Many commonly held assets pass outside of a will or trust and are governed by beneficiary designation or the form of ownership. Most of these arrangements are also affected by the termination of a marriage by divorce of dissolution but not by the execution of a separation agreement even with actual separation.

  • Survivorship Deeds.  Many married couples own their residences as joint tenants with rights of survivorship so that the property will pass to the survivor of them without reference to a will or action of the Probate Court. Divorce causes the survivorship tenancy to convert to a tenancy in common which means that each owner has an undivided one-half interest in the property which will pass via the deceased’s estate plan and not automatically to the other owner. This result can be overridden and the survivorship tenancy maintained by the decree which terminates the marriage.
  • Joint Financial Accounts.  Bank accounts and investment accounts are frequently held by spouses jointly with rights of survivorship. Upon the termination of a marriage, unless the decree provides otherwise, the survivorship rights in such accounts terminate and each party will own an undivided interest in the property held in the account in proportion to the spouse’s net contributions to the account. Other personal property, such as automobiles, held with survivorship rights is treated in the same manner.

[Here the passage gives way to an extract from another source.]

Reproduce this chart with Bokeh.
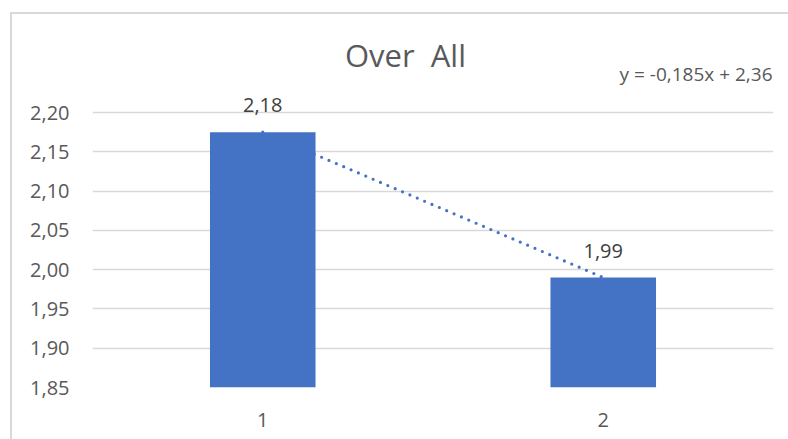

  • Beneficiary Designations.  With two important exceptions, beneficiary designations naming a former spouse as the beneficiary of life insurance, IRAs, annuity contracts and payable on death accounts (POD) are revoked by a divorce or dissolution. The exceptions are: (1) A life insurance beneficiary designation signed before May 31, 1990 is not revoked and will still be valid, and (2) benefits under a plan subject to ERISA, such as an employer sponsored pension plan and employer provided life insurance, are not governed by Ohio law. The U.S. Supreme Court has held that ERISA plan benefits must be paid to the beneficiary named in the plan documents, even if that beneficiary is no longer married to the plan participant. Federal law, not State law, governs such plans.
  • Transfer on Death (“TOD”).  Ohio law permits the owner of real property to record an affidavit designating a beneficiary to received his or her interest in the real estate at the death of the record owner. (Prior to December 28, 2009 this was done by filing a transfer on death deed.) Both the current and former statutes are silent about the effect of divorce on the designation of a former spouse as a TOD beneficiary and it is not clear that the provisions of the statute discussed under the beneficiary designation topic of this article applies to TOD designations.

This summary is based on Ohio law. The laws of other states may differ and may apply if after a divorce a party relocates to another state and does not review the estate plan. If you or a family member experience the termination of a marriage it is important to carefully review all aspects of your estate plan to make sure that it reflects your current goals and to avoid unintended results.